The Peppermint Pig has one of the best opening lines I've ever read.
Old Granny Greengrass had her finger chopped off in the butcher's when she was buying half a leg of lamb.
That's just fantastic. What kid doesn't want to read more about Old Granny Greengrass and her fingers? Sadly Old Granny Greengrass isn't much of a figure in the family story of The Peppermint Pig. The Greengrass family are living in London in the early years of the twentieth century. James, the father works as a coach painter, but has to leave his employment under rather odd circumstances. The four Greengrass children and their mother move to Norfolk to stay with family. There they take in Johnnie, the titular Peppermint Pig of the title. Johnnie was a runt, and sold off cheap by the milkman.
'Runt of the litter,' the milkman added. 'Too small for the sow to raise. He'd only get trampled on in the rush.'
Johnnie soon becomes the family pet, and house trained.
"a pig has more brains than a dog, let me tell you."

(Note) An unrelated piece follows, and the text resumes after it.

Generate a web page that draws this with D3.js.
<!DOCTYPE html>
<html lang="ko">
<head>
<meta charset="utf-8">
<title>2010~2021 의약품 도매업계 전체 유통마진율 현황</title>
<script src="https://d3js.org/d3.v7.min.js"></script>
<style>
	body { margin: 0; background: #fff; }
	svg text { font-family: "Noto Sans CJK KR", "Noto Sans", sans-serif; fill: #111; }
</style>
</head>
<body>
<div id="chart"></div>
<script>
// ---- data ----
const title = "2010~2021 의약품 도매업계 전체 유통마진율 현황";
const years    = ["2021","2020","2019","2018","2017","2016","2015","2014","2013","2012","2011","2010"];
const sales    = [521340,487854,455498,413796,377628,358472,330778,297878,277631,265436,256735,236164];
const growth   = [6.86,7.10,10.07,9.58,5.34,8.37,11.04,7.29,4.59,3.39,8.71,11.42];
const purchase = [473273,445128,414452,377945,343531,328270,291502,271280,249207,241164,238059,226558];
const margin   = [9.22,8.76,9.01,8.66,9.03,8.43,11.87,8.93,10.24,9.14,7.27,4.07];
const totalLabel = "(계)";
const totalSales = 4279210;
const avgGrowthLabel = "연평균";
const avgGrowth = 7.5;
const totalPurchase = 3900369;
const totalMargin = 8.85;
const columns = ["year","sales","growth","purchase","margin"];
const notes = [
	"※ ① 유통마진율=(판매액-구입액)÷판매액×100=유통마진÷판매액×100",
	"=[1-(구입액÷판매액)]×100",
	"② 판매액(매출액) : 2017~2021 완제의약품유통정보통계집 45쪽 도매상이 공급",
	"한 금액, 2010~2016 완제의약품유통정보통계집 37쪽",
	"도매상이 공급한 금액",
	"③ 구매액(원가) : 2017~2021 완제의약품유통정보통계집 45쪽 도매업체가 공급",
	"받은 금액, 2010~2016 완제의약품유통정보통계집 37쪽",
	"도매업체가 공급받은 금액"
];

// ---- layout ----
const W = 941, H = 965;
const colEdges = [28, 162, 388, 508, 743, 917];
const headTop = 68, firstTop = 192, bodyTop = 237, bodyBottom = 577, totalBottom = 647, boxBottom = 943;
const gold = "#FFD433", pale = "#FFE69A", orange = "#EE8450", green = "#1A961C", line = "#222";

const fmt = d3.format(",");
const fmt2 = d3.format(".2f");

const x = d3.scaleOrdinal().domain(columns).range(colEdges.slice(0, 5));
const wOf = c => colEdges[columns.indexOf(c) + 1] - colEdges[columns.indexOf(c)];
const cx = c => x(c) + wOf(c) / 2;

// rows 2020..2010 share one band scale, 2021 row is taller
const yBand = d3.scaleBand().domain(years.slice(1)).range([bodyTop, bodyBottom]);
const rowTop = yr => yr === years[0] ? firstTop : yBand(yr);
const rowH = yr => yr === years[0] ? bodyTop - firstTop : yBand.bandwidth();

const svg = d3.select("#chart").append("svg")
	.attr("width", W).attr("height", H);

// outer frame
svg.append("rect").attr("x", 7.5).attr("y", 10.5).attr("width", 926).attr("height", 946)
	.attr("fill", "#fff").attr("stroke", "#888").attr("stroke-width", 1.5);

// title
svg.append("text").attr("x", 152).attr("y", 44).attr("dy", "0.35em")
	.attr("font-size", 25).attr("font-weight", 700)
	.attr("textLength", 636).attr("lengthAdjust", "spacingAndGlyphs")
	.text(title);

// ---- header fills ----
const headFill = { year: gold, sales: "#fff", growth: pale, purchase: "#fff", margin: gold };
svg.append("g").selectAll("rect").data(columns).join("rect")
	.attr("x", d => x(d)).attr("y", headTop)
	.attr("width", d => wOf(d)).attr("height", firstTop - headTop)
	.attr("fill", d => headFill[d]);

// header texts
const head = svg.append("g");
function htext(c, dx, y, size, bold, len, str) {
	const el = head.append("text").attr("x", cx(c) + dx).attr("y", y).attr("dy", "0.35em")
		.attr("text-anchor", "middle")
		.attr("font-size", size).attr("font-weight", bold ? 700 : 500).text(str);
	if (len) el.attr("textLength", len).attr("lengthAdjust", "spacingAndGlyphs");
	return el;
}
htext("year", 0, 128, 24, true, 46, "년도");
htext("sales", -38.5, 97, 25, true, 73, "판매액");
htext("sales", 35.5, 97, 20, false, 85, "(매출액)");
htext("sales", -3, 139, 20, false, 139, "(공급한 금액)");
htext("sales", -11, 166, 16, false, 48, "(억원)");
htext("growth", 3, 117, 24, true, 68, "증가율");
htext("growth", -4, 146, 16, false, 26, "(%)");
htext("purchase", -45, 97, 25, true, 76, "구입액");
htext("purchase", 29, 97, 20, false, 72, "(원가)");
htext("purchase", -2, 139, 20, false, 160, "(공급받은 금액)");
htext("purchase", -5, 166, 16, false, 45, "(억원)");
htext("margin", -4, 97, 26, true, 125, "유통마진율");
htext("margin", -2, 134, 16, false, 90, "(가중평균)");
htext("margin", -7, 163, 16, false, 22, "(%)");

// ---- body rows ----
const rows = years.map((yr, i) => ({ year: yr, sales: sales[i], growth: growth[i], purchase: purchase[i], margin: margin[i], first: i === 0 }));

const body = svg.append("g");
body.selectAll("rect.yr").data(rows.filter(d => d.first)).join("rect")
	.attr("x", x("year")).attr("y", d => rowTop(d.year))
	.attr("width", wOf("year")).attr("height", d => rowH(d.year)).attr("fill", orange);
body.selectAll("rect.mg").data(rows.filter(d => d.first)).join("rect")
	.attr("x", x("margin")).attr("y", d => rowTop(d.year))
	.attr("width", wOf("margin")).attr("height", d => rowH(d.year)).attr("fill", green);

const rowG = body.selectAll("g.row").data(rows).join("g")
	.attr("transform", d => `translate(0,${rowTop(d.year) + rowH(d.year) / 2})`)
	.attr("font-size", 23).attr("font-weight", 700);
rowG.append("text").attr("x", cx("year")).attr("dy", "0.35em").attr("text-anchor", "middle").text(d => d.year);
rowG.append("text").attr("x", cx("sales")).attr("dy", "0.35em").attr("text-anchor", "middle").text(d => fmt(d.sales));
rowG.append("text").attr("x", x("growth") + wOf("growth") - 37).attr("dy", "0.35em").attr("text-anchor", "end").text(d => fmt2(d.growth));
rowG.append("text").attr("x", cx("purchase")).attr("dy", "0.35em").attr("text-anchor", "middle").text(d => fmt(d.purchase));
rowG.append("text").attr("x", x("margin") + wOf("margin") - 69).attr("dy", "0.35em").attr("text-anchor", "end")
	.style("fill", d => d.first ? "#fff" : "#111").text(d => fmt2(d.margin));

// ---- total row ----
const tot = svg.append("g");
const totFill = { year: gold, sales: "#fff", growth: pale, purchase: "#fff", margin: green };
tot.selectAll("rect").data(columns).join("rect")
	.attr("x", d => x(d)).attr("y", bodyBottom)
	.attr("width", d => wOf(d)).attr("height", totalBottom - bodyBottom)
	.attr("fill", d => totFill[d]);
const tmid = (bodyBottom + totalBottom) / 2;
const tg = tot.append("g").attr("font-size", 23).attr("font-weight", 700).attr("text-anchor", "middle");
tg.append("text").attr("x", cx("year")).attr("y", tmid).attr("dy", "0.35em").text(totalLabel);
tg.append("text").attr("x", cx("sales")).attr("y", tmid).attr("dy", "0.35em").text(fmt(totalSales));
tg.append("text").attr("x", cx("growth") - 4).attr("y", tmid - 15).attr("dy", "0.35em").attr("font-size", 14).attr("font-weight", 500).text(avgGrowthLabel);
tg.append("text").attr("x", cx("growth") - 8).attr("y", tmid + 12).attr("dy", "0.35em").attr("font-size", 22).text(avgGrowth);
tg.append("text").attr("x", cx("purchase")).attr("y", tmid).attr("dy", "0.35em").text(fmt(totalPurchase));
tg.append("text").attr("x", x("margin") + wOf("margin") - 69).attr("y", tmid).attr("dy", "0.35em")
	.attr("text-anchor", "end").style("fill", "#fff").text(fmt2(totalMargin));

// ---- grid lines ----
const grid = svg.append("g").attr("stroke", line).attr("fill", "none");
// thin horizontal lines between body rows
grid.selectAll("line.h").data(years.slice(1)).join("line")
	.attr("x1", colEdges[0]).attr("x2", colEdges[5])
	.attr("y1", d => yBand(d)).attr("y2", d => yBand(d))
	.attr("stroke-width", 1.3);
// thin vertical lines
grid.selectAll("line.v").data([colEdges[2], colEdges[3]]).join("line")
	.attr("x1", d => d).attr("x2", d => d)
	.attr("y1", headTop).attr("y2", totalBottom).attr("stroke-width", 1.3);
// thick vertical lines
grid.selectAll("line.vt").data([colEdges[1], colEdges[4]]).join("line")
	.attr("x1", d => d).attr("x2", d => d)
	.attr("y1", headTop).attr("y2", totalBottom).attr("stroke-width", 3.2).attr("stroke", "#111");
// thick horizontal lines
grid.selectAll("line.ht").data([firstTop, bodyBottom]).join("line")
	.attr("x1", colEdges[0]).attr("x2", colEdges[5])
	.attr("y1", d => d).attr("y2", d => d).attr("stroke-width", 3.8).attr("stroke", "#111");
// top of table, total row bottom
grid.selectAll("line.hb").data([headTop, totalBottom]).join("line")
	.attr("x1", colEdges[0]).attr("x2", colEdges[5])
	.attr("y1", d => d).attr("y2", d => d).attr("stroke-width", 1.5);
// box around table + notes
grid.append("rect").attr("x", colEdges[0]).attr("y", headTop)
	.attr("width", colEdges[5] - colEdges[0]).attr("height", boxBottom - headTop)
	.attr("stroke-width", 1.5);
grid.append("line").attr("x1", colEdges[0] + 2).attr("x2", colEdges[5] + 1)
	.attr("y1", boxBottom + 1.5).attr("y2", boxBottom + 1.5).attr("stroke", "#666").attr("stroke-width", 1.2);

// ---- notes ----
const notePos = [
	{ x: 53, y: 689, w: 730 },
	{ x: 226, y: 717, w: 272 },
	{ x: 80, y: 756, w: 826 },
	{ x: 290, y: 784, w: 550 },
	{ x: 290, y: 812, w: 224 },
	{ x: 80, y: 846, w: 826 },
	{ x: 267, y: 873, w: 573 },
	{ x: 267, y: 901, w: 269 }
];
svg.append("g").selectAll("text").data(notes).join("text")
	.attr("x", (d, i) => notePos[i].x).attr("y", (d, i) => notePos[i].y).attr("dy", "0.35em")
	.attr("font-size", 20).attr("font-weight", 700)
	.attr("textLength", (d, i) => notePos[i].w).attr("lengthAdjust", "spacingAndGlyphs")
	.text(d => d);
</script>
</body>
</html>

But Johnnie isn't the main character of our story either. An intriguing slice of life, The Peppermint Pig gives us a great sense of life in Norfolk in 1910/11. Already historical fiction when written in the 1970s, we have a great glimpse of life in the pre-antibiotic era. The fear of sore throats when they could end a young life. Fever carts. Passing bells. Carbolic acid sheets and washes- although it seems it was also used as a medication. Nina Bawden uses such a wonderful vocabulary suitable for the time, and I love it when children's authors use words like slatternly.

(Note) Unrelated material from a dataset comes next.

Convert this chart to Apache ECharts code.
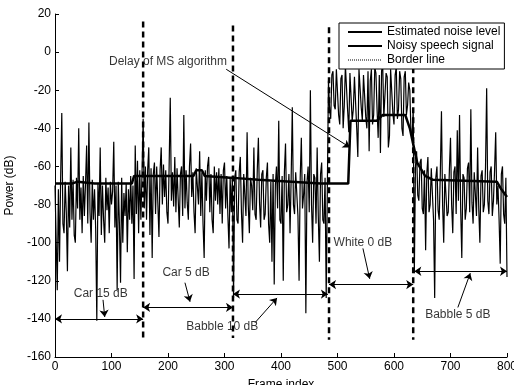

The Peppermint Pig was quite an unknown entity for me. I'd heard of author Nina Bawden a little bit, she's most famous for one of her other children's books, Carrie's War, although it wasn't to win any particular prize on publication. The Peppermint Pig won the Guardian Children's Fiction Prize in 1976. Nina was a rather extraordinary woman, with the rather rare ability to write for children and adults- whilst she is most famous as a children's author, she was shortlisted for the Booker Prize in 1987 for Circles of Deceipt. Always one with strong political views, they helped shape her writing for both children and adults.
The initial impulse to write for children, she once explained, had come after she found herself depressed by the books her sons were reading, with their “wooden characters uninvolved in any reality I recognised. I think I wanted to give my children something that would encourage them to feel they could make a difference to what happened in the world.”
Nina Bawden often used family stories or personal experiences as the inspiration for her stories, or for added authenticity. Her own war time evacuation to Wales famously formed the basis for Carrie's War.
A great-grandfather on her mother's side was another skeleton, an "old tramp" who had taken to drink but still dropped in on the family from time to time. When Bawden put this character into The Peppermint Pig, her mother was furious, railing against the disgrace and against Nina's uncle, who had failed to keep the secret.